Review: No and Me by Delphine de Vigan

Title: No and Me
Author: Delphine de Vigan
Year Published: 2007

Genre: YA Fiction
Pages: 244
Rating: 3.5 out of 5

Location (my 2016 Google Reading map)France

FTC Disclosure: I bought this with my own money

Summary (from the back of the book):
 Lou Bertignac doesn't see things the way other girls do. She has an exceptionally high IQ (160), and she likes to hang out at the train station to watch people say good-bye (Tuesdays and Fridays only). She's not popular, and her parents are too wrapped up in their own problems to pay attention to her quirks. But everything changes when a school project brings Lou face-to-face with No, a teenage girl who's been living on the streets of Paris.

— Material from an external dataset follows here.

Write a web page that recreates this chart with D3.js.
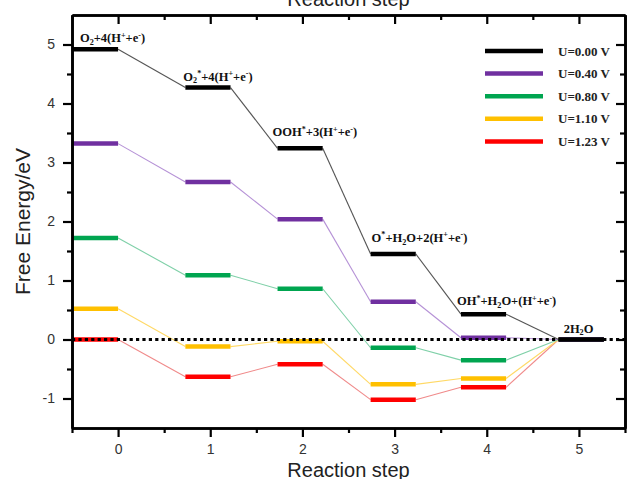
<!DOCTYPE html>
<html>
<head>
<meta charset="utf-8">
<script src="https://cdn.jsdelivr.net/npm/d3@7"></script>
<style>
  html, body { margin: 0; padding: 0; background: #fff; }
  svg { display: block; }
</style>
</head>
<body>
<svg id="chart" width="628" height="479"></svg>
<script>
// Reaction steps of the oxygen evolution pathway
const steps = [0, 1, 2, 3, 4, 5];
// Left end of each energy level (in reaction-step units) and level width
const stepStart = [-0.49, 0.73, 1.73, 2.74, 3.72, 4.78];
const stepWidth = 0.49;

// Free energies (eV) per applied potential
const potentials = ["U=0.00 V", "U=0.40 V", "U=0.80 V", "U=1.10 V", "U=1.23 V"];
const energyU000 = [4.92, 4.27, 3.24, 1.45, 0.43, 0];
const energyU040 = [3.32, 2.67, 2.04, 0.64, 0.03, 0];
const energyU080 = [1.72, 1.09, 0.86, -0.14, -0.35, 0];
const energyU110 = [0.52, -0.12, -0.03, -0.76, -0.66, 0];
const energyU123 = [0.00, -0.63, -0.42, -1.02, -0.81, 0];

// Intermediate labels: [text, kind] with kind n = normal, sub, sup
const stepLabels = [
  [["O", "n"], ["2", "sub"], ["+4(H", "n"], ["+", "sup"], ["+e", "n"], ["-", "sup"], [")", "n"]],
  [["O", "n"], ["2", "sub"], ["*", "sup"], ["+4(H", "n"], ["+", "sup"], ["+e", "n"], ["-", "sup"], [")", "n"]],
  [["OOH", "n"], ["*", "sup"], ["+3(H", "n"], ["+", "sup"], ["+e", "n"], ["-", "sup"], [")", "n"]],
  [["O", "n"], ["*", "sup"], ["+H", "n"], ["2", "sub"], ["O+2(H", "n"], ["+", "sup"], ["+e", "n"], ["-", "sup"], [")", "n"]],
  [["OH", "n"], ["*", "sup"], ["+H", "n"], ["2", "sub"], ["O+(H", "n"], ["+", "sup"], ["+e", "n"], ["-", "sup"], [")", "n"]],
  [["2H", "n"], ["2", "sub"], ["O", "n"]]
];

const xTicks = [0, 1, 2, 3, 4, 5];
const yTicks = [-1, 0, 1, 2, 3, 4, 5];

// ---- layout and style ----
const series = [energyU000, energyU040, energyU080, energyU110, energyU123];
const barColors = ["#000000", "#7030a0", "#00a550", "#ffc000", "#ff0000"];
const linkColors = ["#555555", "#b591d6", "#7fd0a8", "#ffd966", "#f08a8a"];
// pixel offsets of each intermediate label from its level's left end
const labelOffset = [[7, -7], [-2, -7], [-5, -12], [1, -12], [-4, -9], [5, -7]];

const W = 628, H = 479;
const m = { left: 72, right: 3, top: 15, bottom: 51 };
const svg = d3.select("#chart");

const x = d3.scaleLinear().domain([-0.5, 5.5]).range([m.left, W - m.right]);
const y = d3.scaleLinear().domain([-1.5, 5.5]).range([H - m.bottom, m.top]);

const sans = "'Liberation Sans', Arial, sans-serif";
const serif = "'Liberation Serif', 'Times New Roman', serif";
const plainNum = d => String(d);

// ---- connectors and levels (drawn bottom series first so black sits on top) ----
const plot = svg.append("g");
for (let s = series.length - 1; s >= 0; s--) {
  const e = series[s];
  const links = d3.range(steps.length - 1).map(i => ({
    x1: stepStart[i] + stepWidth, y1: e[i], x2: stepStart[i + 1], y2: e[i + 1]
  }));
  plot.append("g").selectAll("line").data(links).join("line")
    .attr("x1", d => x(d.x1)).attr("y1", d => y(d.y1))
    .attr("x2", d => x(d.x2)).attr("y2", d => y(d.y2))
    .attr("stroke", linkColors[s]).attr("stroke-width", 1.1);
  plot.append("g").selectAll("line").data(steps).join("line")
    .attr("x1", i => x(stepStart[i])).attr("x2", i => x(stepStart[i] + stepWidth))
    .attr("y1", i => y(e[i])).attr("y2", i => y(e[i]))
    .attr("stroke", barColors[s]).attr("stroke-width", 4.5);
}

// zero reference line
plot.append("line")
  .attr("x1", x(-0.5)).attr("x2", x(5.5))
  .attr("y1", y(0)).attr("y2", y(0))
  .attr("stroke", "#000").attr("stroke-width", 3.2)
  .attr("stroke-dasharray", "3.2,3.2");

// ---- intermediate labels ----
function richText(g, segs, size) {
  const t = g.append("text")
    .attr("font-family", serif).attr("font-weight", "bold")
    .attr("font-size", size).attr("fill", "#111");
  let shift = 0;
  segs.forEach(([txt, kind]) => {
    const target = kind === "sub" ? 2.8 : kind === "sup" ? -4.5 : 0;
    t.append("tspan")
      .attr("dy", target - shift)
      .attr("font-size", kind === "n" ? size : size * 0.65)
      .text(txt);
    shift = target;
  });
  return t;
}
steps.forEach(i => {
  const g = svg.append("g")
    .attr("transform", `translate(${x(stepStart[i]) + labelOffset[i][0]},${y(energyU000[i]) + labelOffset[i][1]})`);
  richText(g, stepLabels[i], 12.5);
});

// ---- axes ----
const axisStyle = g => {
  g.select(".domain").attr("stroke", "#000").attr("stroke-width", 2.6);
  g.selectAll(".tick line").attr("stroke", "#000").attr("stroke-width", 2.2);
  g.selectAll("text").attr("font-family", sans).attr("font-size", 14).attr("fill", "#333");
};
const xMinor = d3.range(-0.5, 5.6, 1);
const yMinor = d3.range(-0.5, 5.0, 1);

svg.append("g").attr("transform", `translate(0,${H - m.bottom})`)
  .call(d3.axisBottom(x).tickValues(xMinor).tickSize(5).tickSizeOuter(0).tickFormat(""))
  .call(axisStyle);
svg.append("g").attr("transform", `translate(0,${H - m.bottom})`)
  .call(d3.axisBottom(x).tickValues(xTicks).tickSize(9).tickPadding(7).tickSizeOuter(0).tickFormat(plainNum))
  .call(axisStyle);
svg.append("g").attr("transform", `translate(0,${m.top})`)
  .call(d3.axisTop(x).tickValues(xMinor).tickSize(-5).tickSizeOuter(0).tickFormat(""))
  .call(axisStyle);
svg.append("g").attr("transform", `translate(0,${m.top})`)
  .call(d3.axisTop(x).tickValues(xTicks).tickSize(-9).tickSizeOuter(0).tickFormat(""))
  .call(axisStyle);

svg.append("g").attr("transform", `translate(${m.left},0)`)
  .call(d3.axisLeft(y).tickValues(yMinor).tickSize(5).tickSizeOuter(0).tickFormat(""))
  .call(axisStyle);
svg.append("g").attr("transform", `translate(${m.left},0)`)
  .call(d3.axisLeft(y).tickValues(yTicks).tickSize(9).tickPadding(8).tickSizeOuter(0).tickFormat(plainNum))
  .call(axisStyle);
svg.append("g").attr("transform", `translate(${W - m.right},0)`)
  .call(d3.axisRight(y).tickValues(yMinor).tickSize(-5).tickSizeOuter(0).tickFormat(""))
  .call(axisStyle);
svg.append("g").attr("transform", `translate(${W - m.right},0)`)
  .call(d3.axisRight(y).tickValues(yTicks).tickSize(-9).tickSizeOuter(0).tickFormat(""))
  .call(axisStyle);

// ---- axis titles ----
svg.append("text")
  .attr("x", (m.left + W - m.right) / 2).attr("y", 6)
  .attr("text-anchor", "middle").attr("font-family", sans).attr("font-size", 20)
  .attr("fill", "#222").text("Reaction step");
svg.append("text")
  .attr("x", (m.left + W - m.right) / 2).attr("y", 477)
  .attr("text-anchor", "middle").attr("font-family", sans).attr("font-size", 20)
  .attr("fill", "#222").text("Reaction step");
svg.append("text")
  .attr("transform", `translate(30,${(m.top + H - m.bottom) / 2}) rotate(-90)`)
  .attr("text-anchor", "middle").attr("font-family", sans).attr("font-size", 21)
  .attr("fill", "#222").text("Free Energy/eV");

// ---- legend ----
const legend = svg.append("g").attr("transform", "translate(485,51)");
const rows = legend.selectAll("g").data(potentials).join("g")
  .attr("transform", (d, i) => `translate(0,${i * 22.6})`);
rows.append("line").attr("x1", 0).attr("x2", 58).attr("y1", 0).attr("y2", 0)
  .attr("stroke", (d, i) => barColors[i]).attr("stroke-width", 4.5);
rows.append("text").attr("x", 73).attr("y", 4.5)
  .attr("font-family", serif).attr("font-weight", "bold").attr("font-size", 13)
  .attr("fill", "#222").text(d => d);
</script>
</body>
</html>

What starts out as a series of casual interviews (where you sleep? how do you eat?) soon turns serious when Lou persuades her parents to let No move in with them. Once under the same roof, Lou and No begin to open up to each other and discover they have more in common than they ever imagined. But when No's past comes back to haunt her, Lou is forced to realize that simply giving No a place to live may not be enough to break the powerful hold the street has on her.

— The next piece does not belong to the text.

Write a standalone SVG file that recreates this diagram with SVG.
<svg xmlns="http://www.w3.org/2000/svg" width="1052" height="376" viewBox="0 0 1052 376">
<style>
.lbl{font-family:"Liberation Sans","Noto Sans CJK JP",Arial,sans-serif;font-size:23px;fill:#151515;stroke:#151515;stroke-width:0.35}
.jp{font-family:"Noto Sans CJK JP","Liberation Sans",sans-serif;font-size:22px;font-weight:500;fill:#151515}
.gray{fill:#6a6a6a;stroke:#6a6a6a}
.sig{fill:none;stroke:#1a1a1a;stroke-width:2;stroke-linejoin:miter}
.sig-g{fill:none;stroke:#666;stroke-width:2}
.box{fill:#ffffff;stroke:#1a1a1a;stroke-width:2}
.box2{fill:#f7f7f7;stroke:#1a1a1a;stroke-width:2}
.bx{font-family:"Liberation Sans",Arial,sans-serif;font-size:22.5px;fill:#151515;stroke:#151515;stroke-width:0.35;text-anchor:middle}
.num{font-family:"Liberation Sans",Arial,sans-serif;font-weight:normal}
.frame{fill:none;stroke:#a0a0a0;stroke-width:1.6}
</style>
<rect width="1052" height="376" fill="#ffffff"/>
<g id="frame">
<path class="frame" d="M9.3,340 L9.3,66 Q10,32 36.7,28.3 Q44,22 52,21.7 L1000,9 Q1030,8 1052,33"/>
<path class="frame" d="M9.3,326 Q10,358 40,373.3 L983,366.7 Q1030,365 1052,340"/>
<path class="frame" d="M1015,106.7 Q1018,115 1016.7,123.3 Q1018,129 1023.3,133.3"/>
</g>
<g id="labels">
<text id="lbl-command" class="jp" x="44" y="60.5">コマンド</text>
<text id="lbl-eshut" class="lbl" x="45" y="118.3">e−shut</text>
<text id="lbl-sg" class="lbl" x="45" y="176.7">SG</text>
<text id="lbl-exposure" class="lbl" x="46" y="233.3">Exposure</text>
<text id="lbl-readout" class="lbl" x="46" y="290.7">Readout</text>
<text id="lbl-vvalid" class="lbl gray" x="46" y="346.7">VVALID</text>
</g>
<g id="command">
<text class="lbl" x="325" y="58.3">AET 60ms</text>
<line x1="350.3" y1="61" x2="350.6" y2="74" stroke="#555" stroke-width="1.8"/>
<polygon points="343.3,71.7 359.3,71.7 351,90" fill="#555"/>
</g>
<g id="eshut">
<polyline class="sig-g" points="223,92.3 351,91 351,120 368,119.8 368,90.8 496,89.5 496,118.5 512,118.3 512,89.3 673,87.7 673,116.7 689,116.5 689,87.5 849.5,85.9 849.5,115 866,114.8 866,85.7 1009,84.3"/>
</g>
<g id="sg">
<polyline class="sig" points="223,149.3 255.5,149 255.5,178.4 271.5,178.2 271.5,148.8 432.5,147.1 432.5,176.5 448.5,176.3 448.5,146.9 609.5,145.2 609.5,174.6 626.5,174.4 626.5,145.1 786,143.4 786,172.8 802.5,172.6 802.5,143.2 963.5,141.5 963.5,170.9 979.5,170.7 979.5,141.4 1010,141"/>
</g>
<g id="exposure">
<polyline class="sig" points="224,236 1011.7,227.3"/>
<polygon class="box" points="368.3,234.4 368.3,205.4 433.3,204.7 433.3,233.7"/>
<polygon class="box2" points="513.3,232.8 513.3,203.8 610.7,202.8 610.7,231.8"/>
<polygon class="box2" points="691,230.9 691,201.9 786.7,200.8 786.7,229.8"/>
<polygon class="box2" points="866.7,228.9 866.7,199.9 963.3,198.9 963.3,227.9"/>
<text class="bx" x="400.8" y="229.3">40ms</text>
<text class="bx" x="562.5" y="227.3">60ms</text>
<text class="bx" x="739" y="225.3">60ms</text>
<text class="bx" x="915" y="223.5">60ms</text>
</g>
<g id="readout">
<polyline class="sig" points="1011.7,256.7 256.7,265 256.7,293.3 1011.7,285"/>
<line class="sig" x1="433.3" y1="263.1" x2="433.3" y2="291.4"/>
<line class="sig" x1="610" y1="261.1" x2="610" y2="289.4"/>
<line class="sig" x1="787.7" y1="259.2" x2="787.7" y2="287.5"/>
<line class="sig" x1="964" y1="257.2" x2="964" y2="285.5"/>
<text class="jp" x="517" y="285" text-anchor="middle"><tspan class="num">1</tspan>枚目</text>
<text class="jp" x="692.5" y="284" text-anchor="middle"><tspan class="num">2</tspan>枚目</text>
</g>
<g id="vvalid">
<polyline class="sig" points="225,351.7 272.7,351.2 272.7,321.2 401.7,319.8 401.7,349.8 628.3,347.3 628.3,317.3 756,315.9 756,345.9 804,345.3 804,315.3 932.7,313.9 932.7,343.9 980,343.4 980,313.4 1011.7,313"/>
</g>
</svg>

Review: This one didn't really work for me, but I persevered because I bought it recently with my own money and felt like the premise was so good I should keep going. It wasn't that the novel was bad, if it was I would have stopped reading. It just didn't grab my attention. Here are some thoughts:
  • I had a difficult time believing that Lou was only 13. Yes, she is super smart (and I really, really like that), but it doesn't mean she should be wandering a big city's streets hanging out with the homeless by herself.
  • No was definitely and interesting character and I wish I had heard her side of the story. How a young person becomes homeless when she is bright and caring is so tragic. I did think this was done well. The author showed us how, even with the best of intentions, it is difficult to dig oneself out of a hole that contains homelessness, alcohol, and no real support system.
  • Lucas was another character that I think had potential, but the reader doesn't get to hear enough from him. 
So, all in all I guess I feel like the story may have been told from the wrong perspective. Bummer.